Aujourd’hui les influences de famille sont tout à Bruxelles, pour l’obtention des emplois judiciaires. A telles enseignes, qu’il n’y a pas longtemps un de nos amis intelligents, actif, qui sollicitait une place de substitut, obtint d’un ministre cette réponse déconcertante : « Mais… votre père n’était pas magistrat ! »
Il est bon de signaler ces choses, puisque la création d’une chambre à la cour d’appel de Bruxelles vient d’être décidée, ce qui occasionnera un grand mouvement dans la magistrature. On cite même déjà les titulaires des futurs emplois et parmi les nominations annoncées on en indique qui seraient de véritables scandales : les plus jeunes avocats, seront encore une fois préférés, parce qu’ils auront dans leur famille des ascendants – anciens magistrats influents – qui iront solliciter le ministre et lui dicteront son choix.
Ces influences de famille sont parfois si puissantes qu’on va jusqu’à nommer des adversaires politiques, notoirement connus pour leur doctrinisme sectaire. Ce n’est pas que nous plaidions pour nos amis, et la malignité qui nous observe travestira notre pensée si elle y voit l’intention de faire évincer ceux qui ne partagent pas notre manière de voir. Bien au contraire : nous voudrions que le zèle politique fut une cause de défaveur pour entrer dans la magistrature au lieu d’être un titre péremptoire. Qu’on nomme indifféremment catholiques et libéraux, mais qu’on nomme les plus méritants ; que chacun vienne à son rang et à son heure et que ce ne soit pas éternellement les fils, neveux et gendres d’anciens magistrats qui passent les premiers – après un an ou deux de stage.
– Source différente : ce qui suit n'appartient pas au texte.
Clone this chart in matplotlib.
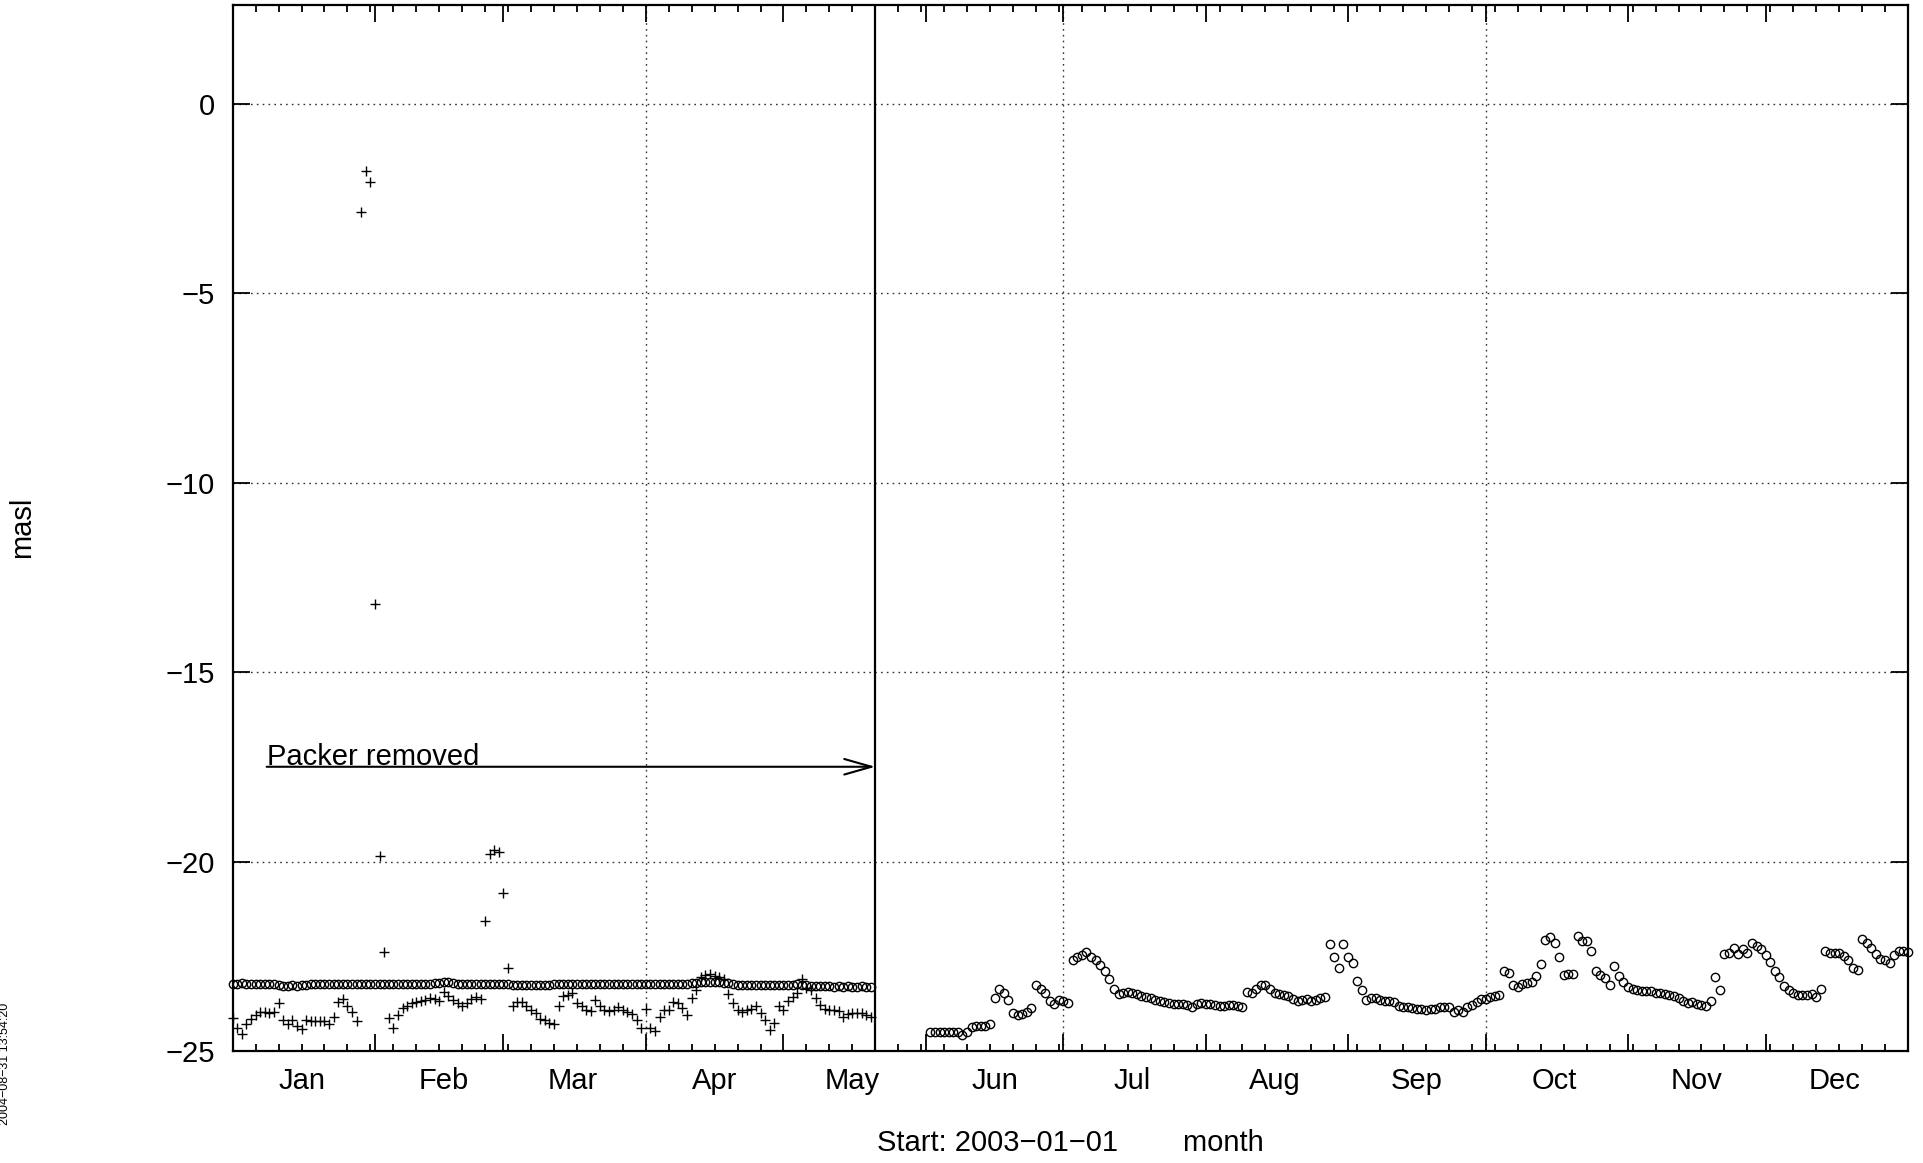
import matplotlib
matplotlib.use('Agg')
import matplotlib.pyplot as plt
import numpy as np

plt.rcParams['font.family'] = ['Liberation Sans', 'DejaVu Sans']

# day of year 2003 (0 = Jan 1)
month_names = ['Jan', 'Feb', 'Mar', 'Apr', 'May', 'Jun',
               'Jul', 'Aug', 'Sep', 'Oct', 'Nov', 'Dec']
month_starts = [0, 31, 59, 90, 120, 151, 181, 212, 243, 273, 304, 334, 365]
quarter_starts = [90, 181, 273]
packer_day = 140

# sensor 1 (crosses), Jan 1 - May 20
plus_vals = [
    -24.13, -24.40, -24.55, -24.28, -24.15, -24.05, -23.97, -23.96, -23.99, -23.96,
    -23.73, -24.17, -24.28, -24.17, -24.35, -24.43, -24.17, -24.20, -24.20, -24.20,
    -24.20, -24.28, -24.10, -23.70, -23.62, -23.82, -23.98, -24.20, -2.85, -1.78,
    -2.07, -13.21, -19.85, -22.38, -24.13, -24.39, -24.04, -23.87, -23.80, -23.73,
    -23.72, -23.69, -23.65, -23.60, -23.64, -23.69, -23.43, -23.56, -23.65, -23.73,
    -23.82, -23.73, -23.62, -23.57, -23.62, -21.57, -19.80, -19.70, -19.75, -20.82,
    -22.80, -23.82, -23.72, -23.72, -23.82, -23.93, -24.00, -24.16, -24.18, -24.25,
    -24.30, -23.82, -23.56, -23.51, -23.47, -23.73, -23.82, -23.91, -23.95, -23.66,
    -23.82, -23.91, -23.95, -23.91, -23.84, -23.91, -23.98, -24.02, -24.17, -24.39,
    -23.89, -24.39, -24.46, -24.10, -23.93, -23.93, -23.72, -23.74, -23.86, -24.05,
    -23.60, -23.38, -23.05, -23.00, -22.98, -23.02, -23.05, -23.10, -23.49, -23.73,
    -23.91, -23.98, -23.93, -23.88, -23.82, -24.00, -24.17, -24.44, -24.26, -23.82,
    -23.91, -23.69, -23.58, -23.47, -23.10, -23.34, -23.40, -23.60, -23.78, -23.89,
    -23.93, -23.92, -23.95, -24.09, -24.02, -24.00, -24.00, -24.00, -24.06, -24.09,
]
plus_days = np.arange(len(plus_vals))

# sensor 2 (circles) before packer removal
circ_left_vals = [
    -23.22, -23.22, -23.21, -23.22, -23.22, -23.23, -23.22, -23.22, -23.23, -23.24,
    -23.27, -23.28, -23.28, -23.27, -23.28, -23.27, -23.26, -23.23, -23.23, -23.23,
    -23.22, -23.23, -23.23, -23.22, -23.23, -23.23, -23.22, -23.23, -23.23, -23.22,
    -23.22, -23.23, -23.23, -23.22, -23.22, -23.23, -23.22, -23.23, -23.23, -23.22,
    -23.22, -23.23, -23.22, -23.22, -23.21, -23.20, -23.17, -23.18, -23.21, -23.22,
    -23.22, -23.23, -23.22, -23.22, -23.22, -23.23, -23.22, -23.22, -23.22, -23.23,
    -23.22, -23.25, -23.25, -23.26, -23.25, -23.25, -23.25, -23.26, -23.25, -23.25,
    -23.24, -23.24, -23.23, -23.23, -23.23, -23.22, -23.23, -23.23, -23.22, -23.23,
    -23.23, -23.23, -23.22, -23.23, -23.23, -23.23, -23.22, -23.23, -23.23, -23.24,
    -23.23, -23.23, -23.24, -23.23, -23.23, -23.23, -23.24, -23.23, -23.22, -23.22,
    -23.20, -23.20, -23.19, -23.17, -23.17, -23.17, -23.18, -23.20, -23.21, -23.24,
    -23.25, -23.25, -23.25, -23.26, -23.25, -23.25, -23.25, -23.26, -23.25, -23.25,
    -23.25, -23.26, -23.25, -23.24, -23.25, -23.27, -23.28, -23.28, -23.29, -23.28,
    -23.29, -23.30, -23.29, -23.30, -23.29, -23.30, -23.30, -23.29, -23.30, -23.30,
]
circ_left_days = np.arange(len(circ_left_vals))

# sensor 2 (circles) after packer removal, from Jun 2
circ_right_vals = [
    -24.51, -24.51, -24.51, -24.51, -24.51, -24.51, -24.51, -24.57, -24.49, -24.37,
    -24.35, -24.33, -24.33, -24.28, -23.61, -23.37, -23.47, -23.65, -24.00, -24.05,
    -24.03, -23.96, -23.87, -23.25, -23.37, -23.46, -23.69, -23.76, -23.65, -23.69,
    -23.74, -22.59, -22.51, -22.46, -22.40, -22.52, -22.61, -22.73, -22.90, -23.10,
    -23.37, -23.49, -23.46, -23.43, -23.46, -23.49, -23.54, -23.58, -23.60, -23.65,
    -23.69, -23.71, -23.73, -23.75, -23.76, -23.76, -23.78, -23.84, -23.76, -23.74,
    -23.76, -23.76, -23.78, -23.81, -23.82, -23.78, -23.78, -23.81, -23.83, -23.43,
    -23.46, -23.37, -23.25, -23.25, -23.37, -23.47, -23.49, -23.52, -23.56, -23.63,
    -23.67, -23.65, -23.63, -23.69, -23.65, -23.61, -23.58, -22.18, -22.52, -22.81,
    -22.18, -22.52, -22.68, -23.14, -23.39, -23.65, -23.61, -23.61, -23.65, -23.67,
    -23.67, -23.72, -23.81, -23.84, -23.84, -23.87, -23.89, -23.90, -23.91, -23.90,
    -23.88, -23.84, -23.83, -23.84, -23.98, -23.91, -23.98, -23.84, -23.78, -23.72,
    -23.63, -23.63, -23.58, -23.55, -23.52, -22.90, -22.93, -23.25, -23.32, -23.23,
    -23.21, -23.17, -23.02, -22.70, -22.07, -21.98, -22.14, -22.52, -22.99, -22.96,
    -22.96, -21.96, -22.11, -22.11, -22.37, -22.90, -22.99, -23.08, -23.25, -22.75,
    -23.02, -23.19, -23.32, -23.37, -23.40, -23.42, -23.42, -23.42, -23.46, -23.46,
    -23.49, -23.52, -23.56, -23.60, -23.67, -23.74, -23.72, -23.76, -23.78, -23.81,
    -23.69, -23.05, -23.39, -22.44, -22.42, -22.29, -22.44, -22.31, -22.42, -22.14,
    -22.24, -22.31, -22.46, -22.66, -22.88, -23.05, -23.28, -23.40, -23.47, -23.52,
    -23.52, -23.52, -23.49, -23.58, -23.37, -22.35, -22.42, -22.42, -22.42, -22.49,
    -22.59, -22.81, -22.86, -22.05, -22.15, -22.29, -22.44, -22.58, -22.59, -22.68,
    -22.46, -22.35, -22.37, -22.40,
]
circ_right_days = 152 + np.arange(len(circ_right_vals))

fs = 21
fig = plt.figure(figsize=(19.23, 11.63), dpi=100)
ax = fig.add_axes([0.1210, 0.0963, 0.8712, 0.8994])

ax.plot(circ_left_days, circ_left_vals, ls='none', marker='o', ms=6, mew=1.0,
        mfc='none', mec='black', clip_on=False, zorder=3)
ax.plot(circ_right_days, circ_right_vals, ls='none', marker='o', ms=6, mew=1.0,
        mfc='none', mec='black', clip_on=False, zorder=3)
ax.plot(plus_days, plus_vals, ls='none', marker='+', ms=6.5, mew=1.0,
        color='black', clip_on=False, zorder=3)

ax.set_xlim(0, 365)
ax.set_ylim(-25, 2.6)

# ticks
ax.set_yticks(np.arange(-25, 1, 5))
ax.set_xticks(month_starts)
ax.set_xticks(np.arange(0, 366, 5), minor=True)
ax.tick_params(axis='both', which='major', direction='in', length=12, width=1.3,
               top=True, right=True, labelsize=fs, pad=13)
ax.tick_params(axis='x', which='major', labelbottom=False)
ax.tick_params(axis='x', which='minor', direction='in', length=5, width=1.3,
               top=True, bottom=True)
for s in ax.spines.values():
    s.set_linewidth(1.6)

# month names sit 15 days after each month start
for name, a in zip(month_names, month_starts[:-1]):
    ax.text(a + 15, -0.0282, name, transform=ax.get_xaxis_transform(),
            ha='center', va='center', fontsize=fs)

# dotted grid
dots = (0, (1.2, 3))
for y in np.arange(-20, 1, 5):
    ax.axhline(y, color='#333333', lw=1.0, ls=dots, zorder=1)
for x in quarter_starts:
    ax.axvline(x, color='#333333', lw=1.0, ls=dots, zorder=1)

# packer removal marker
ax.axvline(packer_day, color='black', lw=1.6, zorder=2)
ax.annotate('', xy=(packer_day, -17.5), xytext=(7.4, -17.5),
            arrowprops=dict(arrowstyle='->,head_length=1.4,head_width=0.4',
                            lw=1.5, color='black', shrinkA=0, shrinkB=0,
                            mutation_scale=14))
ax.text(7.4, -17.45, 'Packer removed', fontsize=fs, ha='left', va='baseline')

ax.text(0.5, -0.088, 'Start: 2003\u221201\u221201        month', transform=ax.transAxes,
        ha='center', va='center', fontsize=fs)
fig.text(22 / 1923, 0.5464, 'masl', rotation=90, ha='center', va='center', fontsize=fs)
fig.text(0.0025, 1 - 1064 / 1163, '2004\u221208\u221231 13:54:20', rotation=90,
         ha='center', va='center', fontsize=9)

fig.savefig('out.png', dpi=100)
Qu’on y prenne garde : un népotisme pareil est le signe de toutes les organisations sociales qui se disloquent, et la petite bourgeoisie comme le peuple sont là épiant nos fautes, doutant de la justice qui n’appartient qu’à quelques-uns, jusqu’à ce qu’un jour ayant bien mangé à nous seuls tous les gâteaux, on viendra bousculer la table et chasser tous les convives.